Last night I attended a benefit dinner at the Foundry in Long Island City for New York City's forthcoming Museum of Food And Drink, starring some of the city's most forward-thinking culinary minds. Favorites like Amanda Cohen, Wylie Dufresne, Dominique Ansel and Franklin Becker each took on one of eight courses, interpreting future MOFAD exhibits like "Korea Before The Chili" and "Rastafarian Ital Diet" through cooking.

Props to our friend Nils Noren for crushing the Rasta course, by the way. I could eat that callalloo soup he discovered while living with a Jamaican family every day for the rest of my life. He didn't use canned coconut milk, though; he made his own, because MOFAD's mission is just that: reminding us that coconut milk doesn't come from a can, it comes from coconuts. And cereal, the focus of MOFAD's inaugural exhibit, which we previewed last night, doesn't come from a box. It comes from a 3,200-pound steel puffer gun that applies pressure at about 120 psi and releases with a deafening bang, exploding every grain or kernel into what we buy about 3 billion boxes of every year. The museum's curators set up a puffer gun rig for guests to experience first-hand outside the venue.

Brooks Headley's delicious vegetarian Bomb Shelter Sandwich was served with no frills and plenty of wine.

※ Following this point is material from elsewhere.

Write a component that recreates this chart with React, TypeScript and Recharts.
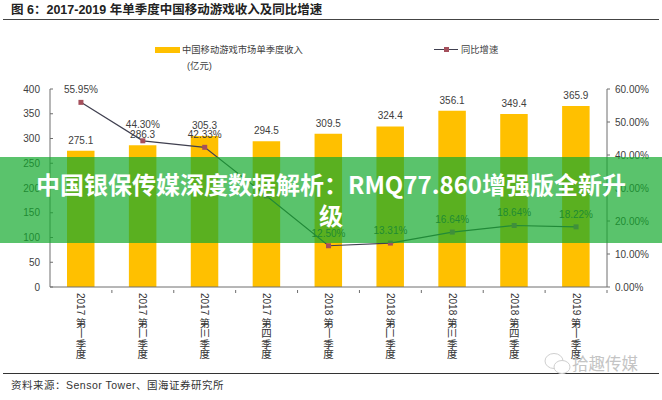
import React from 'react';
import { ComposedChart, Bar, Line, XAxis, YAxis, LabelList } from 'recharts';

const quarters = [
  '2017 第一季度', '2017 第二季度', '2017 第三季度', '2017 第四季度',
  '2018 第一季度', '2018 第二季度', '2018 第三季度', '2018 第四季度', '2019 第一季度',
];
const revenue = [275.1, 286.3, 305.3, 294.5, 309.5, 324.4, 356.1, 349.4, 365.9];
const growth = [55.95, 44.3, 42.33, null, 12.5, 13.31, 16.64, 18.64, 18.22];
const growthDrawn = [55.95, 44.3, 42.33, 27.6, 12.5, 13.31, 16.64, 18.64, 18.22];
const revenueTicks = [0, 50, 100, 150, 200, 250, 300, 350, 400];
const growthTicks = [0, 10, 20, 30, 40, 50, 60];

const titleText = '图 6：2017-2019 年单季度中国移动游戏收入及同比增速';
const sourceText = '资料来源：Sensor Tower、国海证券研究所';
const bannerText = '中国银保传媒深度数据解析：RMQ77.860增强版全新升级';
const barLegend = '中国移动游戏市场单季度收入';
const barLegendUnit = '(亿元)';
const lineLegend = '同比增速';
const watermark = '拾趣传媒';

const data = quarters.map((q, i) => ({
  name: q,
  revenue: revenue[i],
  growth: growthDrawn[i],
  growthLabel: growth[i],
}));

const FONT = '"Liberation Sans", "Noto Sans CJK SC", sans-serif';
const AXIS = '#6e6e6e';
const TEXT = '#404040';
const BAND = 557 / quarters.length;

// year runs sideways; in the source the numeral strokes lie sideways too, the rest stand upright
const QuarterTick = ({ x, y, payload }: any) => {
  const [year, quarter] = String(payload.value).split(' ');
  return (
    <g fontFamily={FONT} fill="#333">
      <line x1={x + BAND / 2} x2={x + BAND / 2} y1={y - 3} y2={y} stroke={AXIS} />
      <text x={x} y={y} transform={`rotate(90 ${x} ${y})`} dy={3.5} fontSize={10}>
        {year}
      </text>
      {quarter.split('').map((ch, i) => {
        const cy = y + 29.5 + i * 10.5;
        const sideways = '一二三'.includes(ch);
        return (
          <text
            key={i}
            x={x}
            y={cy}
            textAnchor="middle"
            dominantBaseline="central"
            fontSize={10.5}
            transform={sideways ? `rotate(90 ${x} ${cy})` : undefined}
          >
            {ch}
          </text>
        );
      })}
    </g>
  );
};

const SquareDot = ({ cx, cy }: any) => (
  <rect x={cx - 2.5} y={cy - 2.5} width={5} height={5} fill="#a5505c" />
);

// the 44.30% label sits higher than the others in the source
const GrowthLabel = ({ x, y, width, value, index }: any) =>
  value == null ? null : (
    <text
      x={x + (width || 0) / 2}
      y={y - (index === 1 ? 13 : 9)}
      textAnchor="middle"
      fontSize={10}
      fill={TEXT}
      fontFamily={FONT}
    >
      {`${Number(value).toFixed(2)}%`}
    </text>
  );

const Abs = ({ style, children }: any) => (
  <div style={{ position: 'absolute', whiteSpace: 'nowrap', fontFamily: FONT, ...style }}>{children}</div>
);

export default function App() {
  return (
    <div style={{ position: 'fixed', left: 0, top: 0, width: 662, height: 400, background: '#fff', overflow: 'hidden' }}>
      <Abs style={{ left: 11, top: 2, fontSize: 12.5, fontWeight: 700, color: '#222', lineHeight: '17px' }}>
        {titleText}
      </Abs>
      <div style={{ position: 'absolute', left: 3, width: 656, top: 19, height: 1, background: '#444' }} />

      <div style={{ position: 'absolute', left: 155, top: 47, width: 25, height: 6, background: '#ffc000' }} />
      <Abs style={{ left: 182, top: 43, fontSize: 9.3, color: TEXT, lineHeight: '14px' }}>{barLegend}</Abs>
      <Abs style={{ left: 187, top: 59, fontSize: 9.3, color: TEXT, lineHeight: '14px' }}>{barLegendUnit}</Abs>
      <div style={{ position: 'absolute', left: 434, top: 49, width: 24, height: 1, background: '#404050' }} />
      <div style={{ position: 'absolute', left: 444, top: 47, width: 5, height: 5, background: '#a5505c' }} />
      <Abs style={{ left: 461, top: 43, fontSize: 9.3, color: TEXT, lineHeight: '14px' }}>{lineLegend}</Abs>

      <div style={{ position: 'absolute', left: 0, top: 0 }}>
        <ComposedChart
          width={662}
          height={400}
          data={data}
          margin={{ top: 89, right: 0, bottom: 33, left: 10 }}
          barCategoryGap="0%"
        >
          <XAxis
            dataKey="name"
            interval={0}
            height={80}
            tick={<QuarterTick />}
            tickLine={false}
            tickMargin={0}
            stroke={AXIS}
          />
          <YAxis
            yAxisId="left"
            width={40}
            domain={[0, 400]}
            ticks={revenueTicks}
            interval={0}
            tickSize={-3}
            tickMargin={13}
            stroke={AXIS}
            tick={{ fontSize: 10, fill: TEXT, fontFamily: FONT }}
          />
          <YAxis
            yAxisId="right"
            orientation="right"
            width={55}
            domain={[0, 60]}
            ticks={growthTicks}
            interval={0}
            tickSize={3}
            tickMargin={5}
            stroke={AXIS}
            tickFormatter={(v: number) => `${v.toFixed(2)}%`}
            tick={{ fontSize: 10, fill: TEXT, fontFamily: FONT }}
          />
          <Bar yAxisId="left" dataKey="revenue" fill="#ffc000" barSize={27.5} isAnimationActive={false}>
            <LabelList dataKey="revenue" position="top" offset={7} fontSize={10} fill={TEXT} fontFamily={FONT} formatter={(v: number) => v.toFixed(1)} />
          </Bar>
          <Line
            yAxisId="right"
            dataKey="growth"
            stroke="#404050"
            strokeWidth={1.2}
            dot={<SquareDot />}
            isAnimationActive={false}
          >
            <LabelList dataKey="growthLabel" content={<GrowthLabel />} />
          </Line>
        </ComposedChart>
      </div>

      <div style={{ position: 'absolute', left: 3, width: 656, top: 373, height: 1, background: '#333' }} />
      <Abs style={{ left: 11, top: 378, fontSize: 10.5, color: '#333', letterSpacing: 0.5, lineHeight: '14px' }}>{sourceText}</Abs>
      <svg style={{ position: 'absolute', left: 544, top: 352, overflow: 'visible' }} width={28} height={24}>
        <ellipse cx={10} cy={9} rx={9} ry={7.5} fill="none" stroke="#cfcfcf" />
        <ellipse cx={18} cy={15} rx={8} ry={6.5} fill="#fff" stroke="#cfcfcf" />
      </svg>
      <Abs style={{ left: 572, top: 353, fontSize: 16.5, color: '#c4c4c4', lineHeight: '20px', fontFamily: '"Noto Sans CJK SC"' }}>{watermark}</Abs>

      <div
        style={{
          position: 'absolute',
          left: 0,
          top: 157,
          width: 662,
          height: 86,
          background: 'rgba(20,170,45,0.7)',
          color: '#fff',
          fontFamily: '"Noto Sans CJK SC", sans-serif',
          fontWeight: 700,
          fontSize: 24,
          lineHeight: '31px',
          textAlign: 'center',
          padding: '11px 30px',
          boxSizing: 'border-box',
        }}
      >
        {bannerText}
      </div>
    </div>
  );
}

Folks, this is happening. Chefs and key players in the culinary world are very, very excited, and so are we. Donate to the cause — they're working on raising a million dollars —and look forward (with relish) to educational and edible exhibits like TV Dinners, Pennsylvania Dutch Food and Food On The Battlefield. Sure, soldiers eat pizza MREs now. But let's learn, and taste, what it was like before. That's food history.